** PROBLEM TO SOLVE **
Copy out the lines of the records below, and only those lines, from the one with "Output the LaTeX" through the one with "(eomC) at (651,334.5)", exactly as they appear.

---- TASK DATA

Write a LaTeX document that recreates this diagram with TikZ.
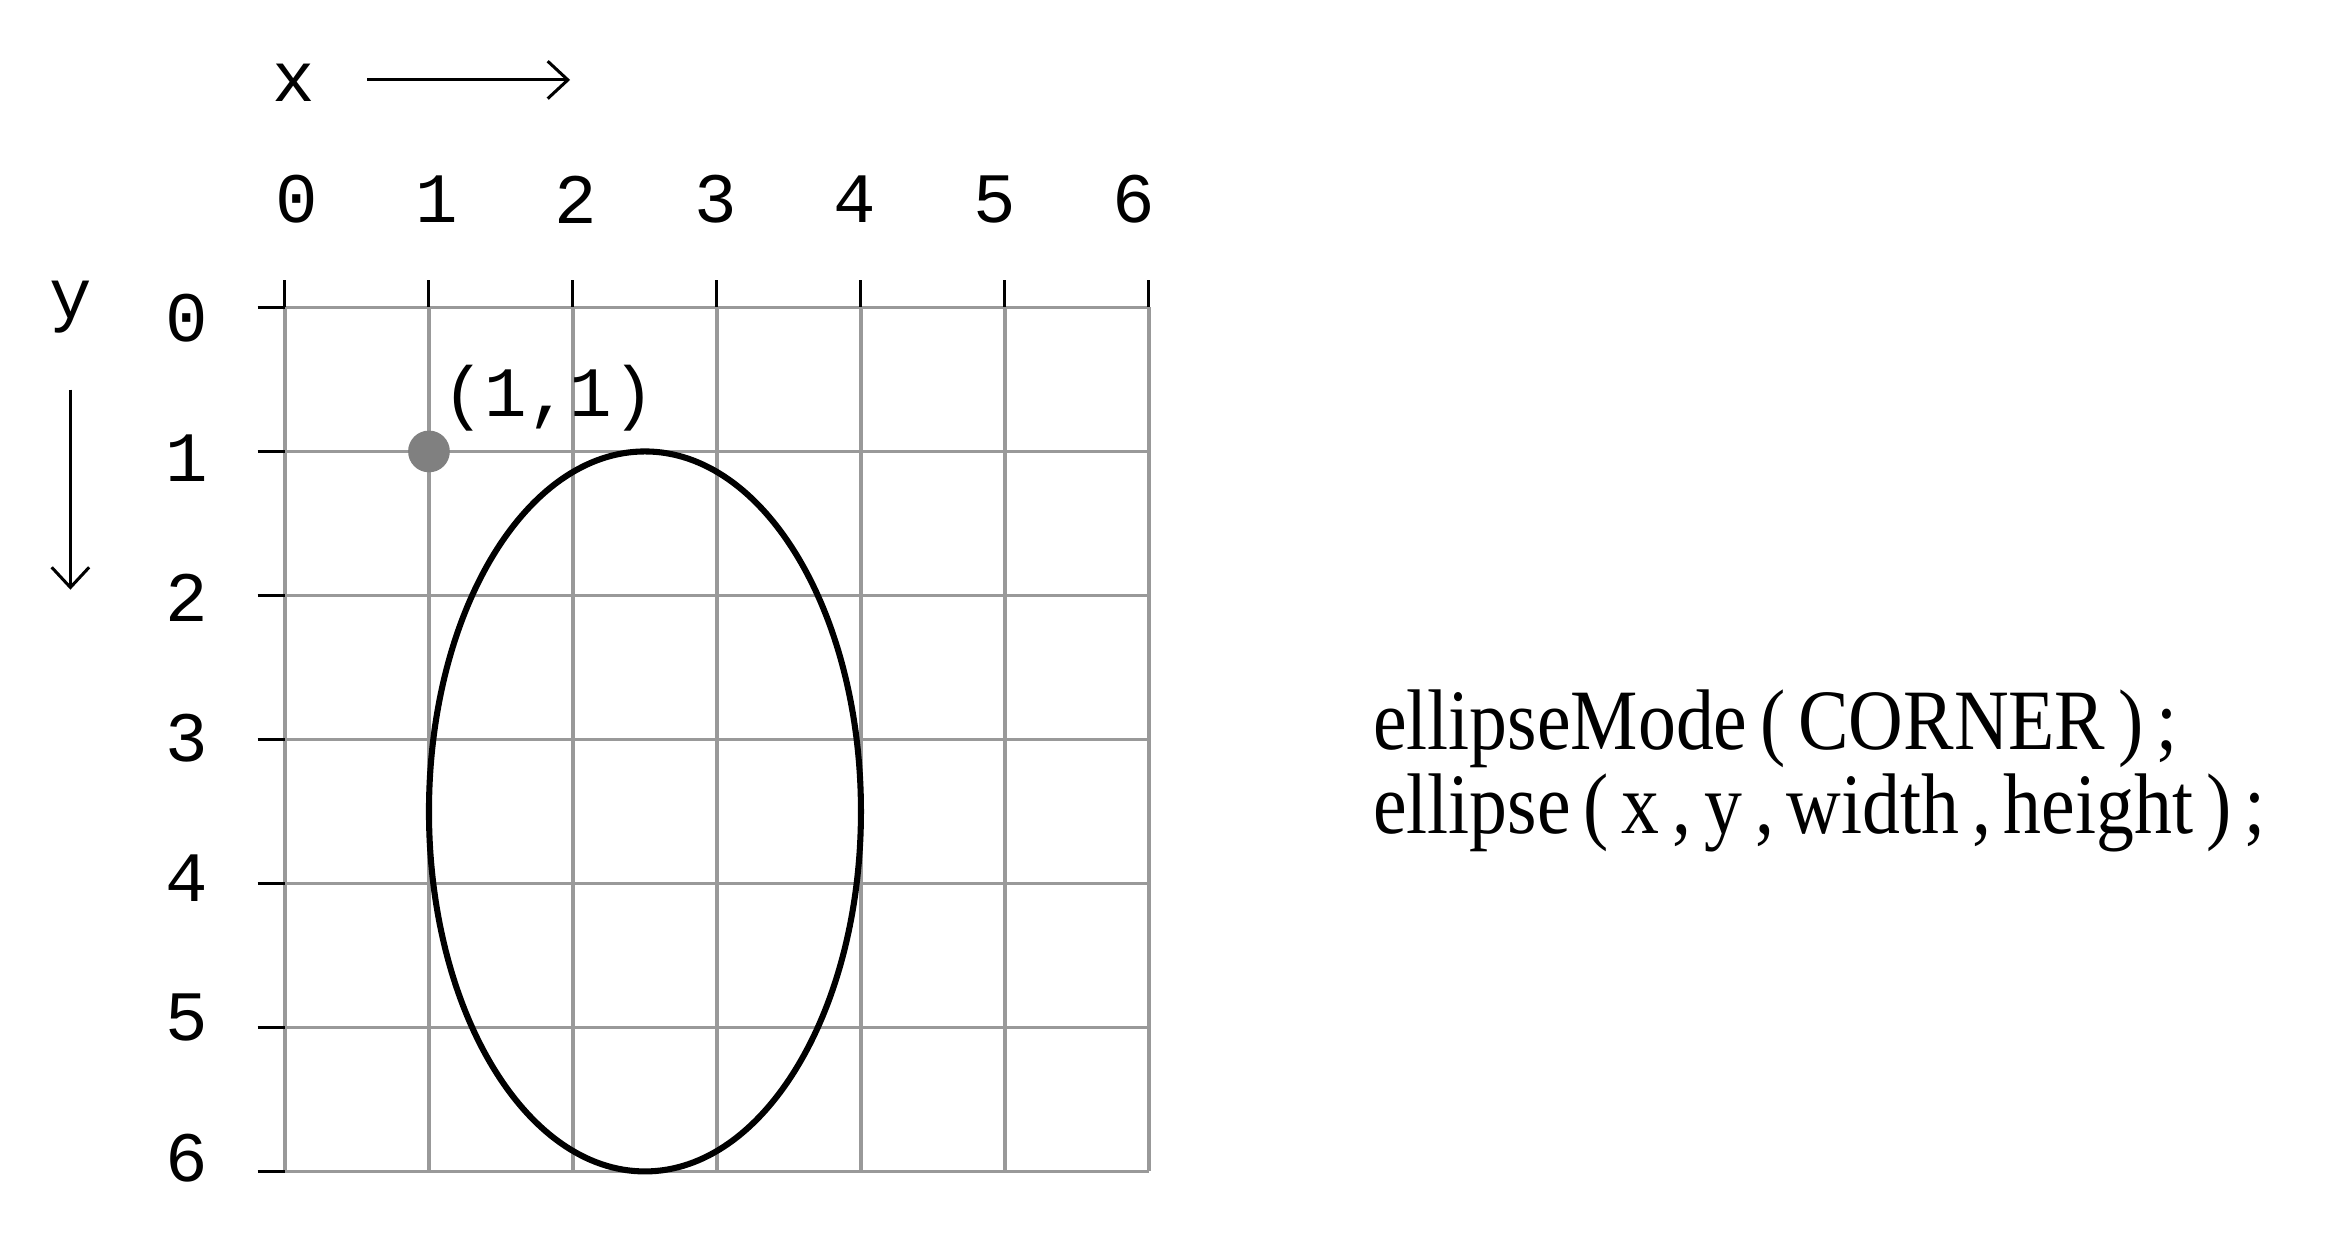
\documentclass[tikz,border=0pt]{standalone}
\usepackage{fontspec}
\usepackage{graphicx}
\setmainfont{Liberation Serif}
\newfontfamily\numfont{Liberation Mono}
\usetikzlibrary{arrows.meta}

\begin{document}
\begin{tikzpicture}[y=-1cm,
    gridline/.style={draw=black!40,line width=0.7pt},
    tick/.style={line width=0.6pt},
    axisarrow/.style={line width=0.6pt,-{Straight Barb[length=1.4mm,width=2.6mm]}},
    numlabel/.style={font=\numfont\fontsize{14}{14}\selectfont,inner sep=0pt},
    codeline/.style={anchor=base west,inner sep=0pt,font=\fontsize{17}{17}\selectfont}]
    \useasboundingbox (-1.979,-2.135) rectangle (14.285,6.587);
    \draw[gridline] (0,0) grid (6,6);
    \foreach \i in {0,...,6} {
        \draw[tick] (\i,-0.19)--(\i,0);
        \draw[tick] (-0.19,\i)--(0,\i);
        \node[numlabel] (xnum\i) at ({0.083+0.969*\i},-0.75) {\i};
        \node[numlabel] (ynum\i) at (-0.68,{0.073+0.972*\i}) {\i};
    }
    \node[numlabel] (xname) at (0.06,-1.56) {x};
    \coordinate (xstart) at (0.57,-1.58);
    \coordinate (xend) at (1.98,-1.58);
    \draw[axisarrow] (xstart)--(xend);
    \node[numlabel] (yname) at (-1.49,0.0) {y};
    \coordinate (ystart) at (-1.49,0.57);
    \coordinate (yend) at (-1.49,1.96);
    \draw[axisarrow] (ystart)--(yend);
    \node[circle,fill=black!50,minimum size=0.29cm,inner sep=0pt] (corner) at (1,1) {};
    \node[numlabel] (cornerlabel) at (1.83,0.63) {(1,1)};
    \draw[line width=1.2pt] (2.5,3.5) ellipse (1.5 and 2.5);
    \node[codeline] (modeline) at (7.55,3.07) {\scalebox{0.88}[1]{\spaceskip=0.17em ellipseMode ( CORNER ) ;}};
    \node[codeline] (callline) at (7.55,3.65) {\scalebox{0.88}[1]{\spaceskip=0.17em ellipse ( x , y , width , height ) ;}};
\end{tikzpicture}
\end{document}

--------
---- TASK DATA

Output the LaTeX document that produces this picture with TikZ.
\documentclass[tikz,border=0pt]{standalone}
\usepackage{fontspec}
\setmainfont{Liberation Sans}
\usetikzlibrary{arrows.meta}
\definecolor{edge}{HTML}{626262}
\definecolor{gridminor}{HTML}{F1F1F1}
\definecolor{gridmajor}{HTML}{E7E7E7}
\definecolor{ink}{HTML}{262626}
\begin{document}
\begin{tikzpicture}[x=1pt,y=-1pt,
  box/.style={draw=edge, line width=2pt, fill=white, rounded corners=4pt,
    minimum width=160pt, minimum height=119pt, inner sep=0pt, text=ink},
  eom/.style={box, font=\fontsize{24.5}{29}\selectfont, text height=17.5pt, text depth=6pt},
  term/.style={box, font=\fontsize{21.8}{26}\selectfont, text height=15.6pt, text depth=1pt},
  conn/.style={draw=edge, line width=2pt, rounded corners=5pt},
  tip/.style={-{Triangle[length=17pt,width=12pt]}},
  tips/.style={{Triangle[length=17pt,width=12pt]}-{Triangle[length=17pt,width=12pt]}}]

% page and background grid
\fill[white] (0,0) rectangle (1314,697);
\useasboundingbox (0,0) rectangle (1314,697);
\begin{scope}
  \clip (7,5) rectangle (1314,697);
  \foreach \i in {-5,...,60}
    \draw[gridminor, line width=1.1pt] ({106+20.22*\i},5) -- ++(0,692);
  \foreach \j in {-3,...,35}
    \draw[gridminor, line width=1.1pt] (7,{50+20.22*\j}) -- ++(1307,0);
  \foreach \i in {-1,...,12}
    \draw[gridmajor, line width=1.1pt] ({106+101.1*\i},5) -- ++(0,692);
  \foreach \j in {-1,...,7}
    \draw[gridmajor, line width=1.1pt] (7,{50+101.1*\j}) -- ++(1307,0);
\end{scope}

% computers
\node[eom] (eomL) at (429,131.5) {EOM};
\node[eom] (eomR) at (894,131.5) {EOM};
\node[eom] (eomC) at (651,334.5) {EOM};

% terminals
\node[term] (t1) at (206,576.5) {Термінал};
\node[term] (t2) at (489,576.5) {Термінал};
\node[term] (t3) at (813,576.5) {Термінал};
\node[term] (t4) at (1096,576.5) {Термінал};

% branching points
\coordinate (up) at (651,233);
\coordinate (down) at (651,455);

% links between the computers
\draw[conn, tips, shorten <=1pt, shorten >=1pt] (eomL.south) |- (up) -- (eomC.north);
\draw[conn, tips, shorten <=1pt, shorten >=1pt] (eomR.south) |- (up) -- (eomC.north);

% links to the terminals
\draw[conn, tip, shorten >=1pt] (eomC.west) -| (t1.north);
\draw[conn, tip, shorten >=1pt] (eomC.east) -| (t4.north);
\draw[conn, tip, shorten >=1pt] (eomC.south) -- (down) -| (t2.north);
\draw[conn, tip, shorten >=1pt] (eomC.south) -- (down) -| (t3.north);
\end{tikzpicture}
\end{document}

--------
---- TASK DATA

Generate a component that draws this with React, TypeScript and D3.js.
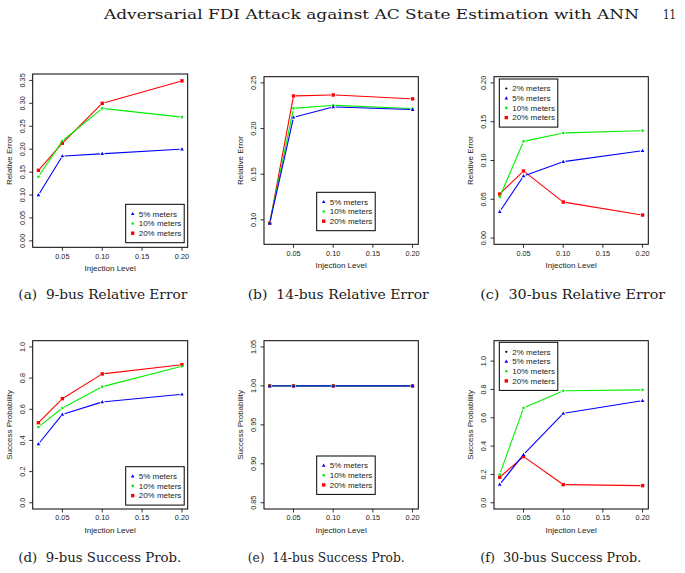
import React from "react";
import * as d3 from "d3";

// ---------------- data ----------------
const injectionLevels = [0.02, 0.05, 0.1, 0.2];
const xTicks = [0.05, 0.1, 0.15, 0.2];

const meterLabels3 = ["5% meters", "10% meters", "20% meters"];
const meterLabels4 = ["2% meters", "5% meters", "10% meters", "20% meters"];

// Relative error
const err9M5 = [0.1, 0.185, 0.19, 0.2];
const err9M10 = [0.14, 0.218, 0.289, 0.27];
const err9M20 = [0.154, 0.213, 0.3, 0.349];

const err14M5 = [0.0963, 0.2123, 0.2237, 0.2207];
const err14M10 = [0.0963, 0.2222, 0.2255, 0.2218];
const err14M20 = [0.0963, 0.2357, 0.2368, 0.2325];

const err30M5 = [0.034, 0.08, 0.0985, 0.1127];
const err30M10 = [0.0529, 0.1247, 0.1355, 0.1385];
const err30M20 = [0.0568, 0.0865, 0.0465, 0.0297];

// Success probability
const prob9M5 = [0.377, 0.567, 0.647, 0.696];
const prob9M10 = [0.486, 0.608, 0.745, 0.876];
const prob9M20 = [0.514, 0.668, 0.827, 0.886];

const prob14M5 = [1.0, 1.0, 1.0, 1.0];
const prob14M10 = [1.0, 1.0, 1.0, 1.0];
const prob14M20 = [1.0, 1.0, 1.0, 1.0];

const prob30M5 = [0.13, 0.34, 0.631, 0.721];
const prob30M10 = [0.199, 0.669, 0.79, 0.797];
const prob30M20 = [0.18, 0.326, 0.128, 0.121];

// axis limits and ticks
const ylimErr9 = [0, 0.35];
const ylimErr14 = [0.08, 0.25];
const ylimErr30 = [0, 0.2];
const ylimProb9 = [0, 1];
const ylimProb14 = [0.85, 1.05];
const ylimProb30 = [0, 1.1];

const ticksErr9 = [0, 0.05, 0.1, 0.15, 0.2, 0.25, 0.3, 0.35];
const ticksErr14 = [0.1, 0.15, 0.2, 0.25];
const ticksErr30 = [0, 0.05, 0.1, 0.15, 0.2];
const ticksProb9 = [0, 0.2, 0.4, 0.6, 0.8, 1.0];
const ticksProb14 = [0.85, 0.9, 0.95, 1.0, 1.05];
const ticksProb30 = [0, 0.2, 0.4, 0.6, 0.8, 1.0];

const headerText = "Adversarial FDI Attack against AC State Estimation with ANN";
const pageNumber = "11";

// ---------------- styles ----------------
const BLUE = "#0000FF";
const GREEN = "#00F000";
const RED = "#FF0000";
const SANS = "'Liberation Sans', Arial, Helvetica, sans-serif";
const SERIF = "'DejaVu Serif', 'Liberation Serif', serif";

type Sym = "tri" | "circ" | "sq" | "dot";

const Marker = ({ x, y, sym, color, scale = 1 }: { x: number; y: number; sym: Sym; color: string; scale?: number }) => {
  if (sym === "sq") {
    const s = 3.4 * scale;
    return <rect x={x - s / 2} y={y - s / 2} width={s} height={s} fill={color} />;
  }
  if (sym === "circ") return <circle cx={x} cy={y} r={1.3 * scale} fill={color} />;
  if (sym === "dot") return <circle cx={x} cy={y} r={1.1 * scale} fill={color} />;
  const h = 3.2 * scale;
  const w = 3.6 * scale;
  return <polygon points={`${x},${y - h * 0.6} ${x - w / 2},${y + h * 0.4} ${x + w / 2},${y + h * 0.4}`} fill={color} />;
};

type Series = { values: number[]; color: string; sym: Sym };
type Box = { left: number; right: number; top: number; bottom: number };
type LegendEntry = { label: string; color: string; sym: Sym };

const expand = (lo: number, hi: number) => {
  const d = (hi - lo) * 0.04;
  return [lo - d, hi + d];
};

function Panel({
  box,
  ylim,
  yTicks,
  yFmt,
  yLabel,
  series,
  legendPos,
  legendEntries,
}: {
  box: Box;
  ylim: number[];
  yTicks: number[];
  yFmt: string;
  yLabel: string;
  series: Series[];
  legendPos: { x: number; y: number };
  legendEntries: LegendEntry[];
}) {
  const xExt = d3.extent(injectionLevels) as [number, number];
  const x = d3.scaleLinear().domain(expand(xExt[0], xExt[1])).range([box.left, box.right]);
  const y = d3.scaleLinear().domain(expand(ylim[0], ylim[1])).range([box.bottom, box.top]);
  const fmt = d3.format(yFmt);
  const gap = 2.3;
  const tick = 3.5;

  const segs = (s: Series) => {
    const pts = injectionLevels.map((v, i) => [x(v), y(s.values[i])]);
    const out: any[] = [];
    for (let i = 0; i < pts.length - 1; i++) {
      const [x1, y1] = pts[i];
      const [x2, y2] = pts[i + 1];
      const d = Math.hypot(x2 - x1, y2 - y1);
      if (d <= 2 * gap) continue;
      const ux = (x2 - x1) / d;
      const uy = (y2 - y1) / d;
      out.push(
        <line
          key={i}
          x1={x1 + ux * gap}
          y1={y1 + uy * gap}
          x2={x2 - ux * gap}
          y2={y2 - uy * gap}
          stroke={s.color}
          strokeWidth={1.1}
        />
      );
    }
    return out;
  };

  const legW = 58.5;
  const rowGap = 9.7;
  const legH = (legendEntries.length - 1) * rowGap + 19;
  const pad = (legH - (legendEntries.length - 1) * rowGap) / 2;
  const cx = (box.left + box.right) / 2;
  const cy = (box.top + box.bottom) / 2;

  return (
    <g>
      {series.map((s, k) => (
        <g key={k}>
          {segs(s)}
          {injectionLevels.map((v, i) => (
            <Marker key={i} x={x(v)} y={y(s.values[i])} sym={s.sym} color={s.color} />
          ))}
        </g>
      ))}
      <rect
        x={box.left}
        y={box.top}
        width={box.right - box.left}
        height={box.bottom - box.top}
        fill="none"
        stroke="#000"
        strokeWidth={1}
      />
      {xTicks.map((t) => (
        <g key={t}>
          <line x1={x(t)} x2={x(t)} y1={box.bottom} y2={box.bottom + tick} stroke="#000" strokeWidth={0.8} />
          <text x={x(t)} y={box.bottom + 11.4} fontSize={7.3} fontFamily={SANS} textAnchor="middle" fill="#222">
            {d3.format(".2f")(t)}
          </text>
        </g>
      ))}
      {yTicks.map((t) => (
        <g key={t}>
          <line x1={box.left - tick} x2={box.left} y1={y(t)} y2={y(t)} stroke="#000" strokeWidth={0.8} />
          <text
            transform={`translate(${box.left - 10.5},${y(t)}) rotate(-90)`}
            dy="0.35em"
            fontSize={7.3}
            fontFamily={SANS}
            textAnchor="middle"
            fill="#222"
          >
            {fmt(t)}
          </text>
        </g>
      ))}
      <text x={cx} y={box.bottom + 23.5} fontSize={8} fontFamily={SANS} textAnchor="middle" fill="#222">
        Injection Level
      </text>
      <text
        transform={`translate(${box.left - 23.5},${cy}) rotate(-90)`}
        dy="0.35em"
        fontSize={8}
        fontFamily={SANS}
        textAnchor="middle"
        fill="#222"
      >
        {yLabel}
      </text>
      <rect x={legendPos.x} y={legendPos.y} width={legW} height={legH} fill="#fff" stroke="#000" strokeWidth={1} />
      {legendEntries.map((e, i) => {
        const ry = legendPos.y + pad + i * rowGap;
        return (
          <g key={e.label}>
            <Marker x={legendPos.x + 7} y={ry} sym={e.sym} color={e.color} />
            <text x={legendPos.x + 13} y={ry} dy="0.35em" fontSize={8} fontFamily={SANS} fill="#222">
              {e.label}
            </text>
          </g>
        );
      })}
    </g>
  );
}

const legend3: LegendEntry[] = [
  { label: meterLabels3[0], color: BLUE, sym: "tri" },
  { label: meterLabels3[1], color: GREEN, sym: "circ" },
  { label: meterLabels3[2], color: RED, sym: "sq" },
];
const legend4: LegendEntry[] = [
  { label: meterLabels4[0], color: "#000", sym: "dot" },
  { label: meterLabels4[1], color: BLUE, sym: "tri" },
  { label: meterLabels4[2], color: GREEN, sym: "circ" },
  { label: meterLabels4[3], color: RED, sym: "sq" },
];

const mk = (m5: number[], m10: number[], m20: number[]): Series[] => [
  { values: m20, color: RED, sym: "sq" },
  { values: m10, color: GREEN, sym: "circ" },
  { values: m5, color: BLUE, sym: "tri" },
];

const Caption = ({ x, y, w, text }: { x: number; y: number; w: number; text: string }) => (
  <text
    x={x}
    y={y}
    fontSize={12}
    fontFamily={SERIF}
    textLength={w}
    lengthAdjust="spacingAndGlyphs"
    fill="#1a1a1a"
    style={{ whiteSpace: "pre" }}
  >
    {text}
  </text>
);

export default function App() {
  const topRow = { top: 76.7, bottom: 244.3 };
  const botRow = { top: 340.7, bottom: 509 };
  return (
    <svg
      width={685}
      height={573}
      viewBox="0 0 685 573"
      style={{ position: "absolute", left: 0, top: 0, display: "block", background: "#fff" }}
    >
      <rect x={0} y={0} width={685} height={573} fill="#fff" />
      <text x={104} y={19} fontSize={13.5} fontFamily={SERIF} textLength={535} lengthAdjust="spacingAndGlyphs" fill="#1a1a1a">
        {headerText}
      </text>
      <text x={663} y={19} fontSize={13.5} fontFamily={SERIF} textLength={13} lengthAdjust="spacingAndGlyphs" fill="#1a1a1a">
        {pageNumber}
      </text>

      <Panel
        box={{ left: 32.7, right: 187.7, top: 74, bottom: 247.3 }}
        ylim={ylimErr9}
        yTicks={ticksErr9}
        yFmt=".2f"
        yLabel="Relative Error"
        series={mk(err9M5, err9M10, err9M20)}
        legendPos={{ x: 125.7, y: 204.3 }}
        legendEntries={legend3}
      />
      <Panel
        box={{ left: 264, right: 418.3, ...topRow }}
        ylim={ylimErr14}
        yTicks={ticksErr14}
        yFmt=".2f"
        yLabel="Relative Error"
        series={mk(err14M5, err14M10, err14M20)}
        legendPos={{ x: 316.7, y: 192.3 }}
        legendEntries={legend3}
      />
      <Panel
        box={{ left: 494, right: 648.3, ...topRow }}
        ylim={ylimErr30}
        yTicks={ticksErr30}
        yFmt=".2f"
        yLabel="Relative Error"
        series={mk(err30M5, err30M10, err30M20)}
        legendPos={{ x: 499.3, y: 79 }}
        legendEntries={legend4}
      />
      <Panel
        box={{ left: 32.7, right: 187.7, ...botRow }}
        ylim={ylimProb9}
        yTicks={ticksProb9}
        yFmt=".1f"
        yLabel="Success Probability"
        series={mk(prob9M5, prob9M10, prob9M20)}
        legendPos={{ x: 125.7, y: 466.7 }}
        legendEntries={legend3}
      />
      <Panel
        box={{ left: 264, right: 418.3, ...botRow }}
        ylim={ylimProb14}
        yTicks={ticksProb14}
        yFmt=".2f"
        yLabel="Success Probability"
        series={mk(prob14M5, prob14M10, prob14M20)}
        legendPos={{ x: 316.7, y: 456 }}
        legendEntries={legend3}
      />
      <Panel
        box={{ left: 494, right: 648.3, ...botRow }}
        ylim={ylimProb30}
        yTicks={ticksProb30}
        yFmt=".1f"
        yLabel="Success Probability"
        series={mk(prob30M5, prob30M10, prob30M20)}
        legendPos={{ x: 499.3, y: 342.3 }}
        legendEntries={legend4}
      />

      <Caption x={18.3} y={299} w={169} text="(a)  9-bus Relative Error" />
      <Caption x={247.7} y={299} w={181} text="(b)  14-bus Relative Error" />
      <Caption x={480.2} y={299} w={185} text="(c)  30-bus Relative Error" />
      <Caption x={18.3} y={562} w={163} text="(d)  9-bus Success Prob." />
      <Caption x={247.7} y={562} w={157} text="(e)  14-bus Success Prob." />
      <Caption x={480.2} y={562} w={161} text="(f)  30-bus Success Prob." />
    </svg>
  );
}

--------

** RESULT OF THE EXERCISE **
Output the LaTeX document that produces this picture with TikZ.
\documentclass[tikz,border=0pt]{standalone}
\usepackage{fontspec}
\setmainfont{Liberation Sans}
\usetikzlibrary{arrows.meta}
\definecolor{edge}{HTML}{626262}
\definecolor{gridminor}{HTML}{F1F1F1}
\definecolor{gridmajor}{HTML}{E7E7E7}
\definecolor{ink}{HTML}{262626}
\begin{document}
\begin{tikzpicture}[x=1pt,y=-1pt,
  box/.style={draw=edge, line width=2pt, fill=white, rounded corners=4pt,
    minimum width=160pt, minimum height=119pt, inner sep=0pt, text=ink},
  eom/.style={box, font=\fontsize{24.5}{29}\selectfont, text height=17.5pt, text depth=6pt},
  term/.style={box, font=\fontsize{21.8}{26}\selectfont, text height=15.6pt, text depth=1pt},
  conn/.style={draw=edge, line width=2pt, rounded corners=5pt},
  tip/.style={-{Triangle[length=17pt,width=12pt]}},
  tips/.style={{Triangle[length=17pt,width=12pt]}-{Triangle[length=17pt,width=12pt]}}]

% page and background grid
\fill[white] (0,0) rectangle (1314,697);
\useasboundingbox (0,0) rectangle (1314,697);
\begin{scope}
  \clip (7,5) rectangle (1314,697);
  \foreach \i in {-5,...,60}
    \draw[gridminor, line width=1.1pt] ({106+20.22*\i},5) -- ++(0,692);
  \foreach \j in {-3,...,35}
    \draw[gridminor, line width=1.1pt] (7,{50+20.22*\j}) -- ++(1307,0);
  \foreach \i in {-1,...,12}
    \draw[gridmajor, line width=1.1pt] ({106+101.1*\i},5) -- ++(0,692);
  \foreach \j in {-1,...,7}
    \draw[gridmajor, line width=1.1pt] (7,{50+101.1*\j}) -- ++(1307,0);
\end{scope}

% computers
\node[eom] (eomL) at (429,131.5) {EOM};
\node[eom] (eomR) at (894,131.5) {EOM};
\node[eom] (eomC) at (651,334.5) {EOM};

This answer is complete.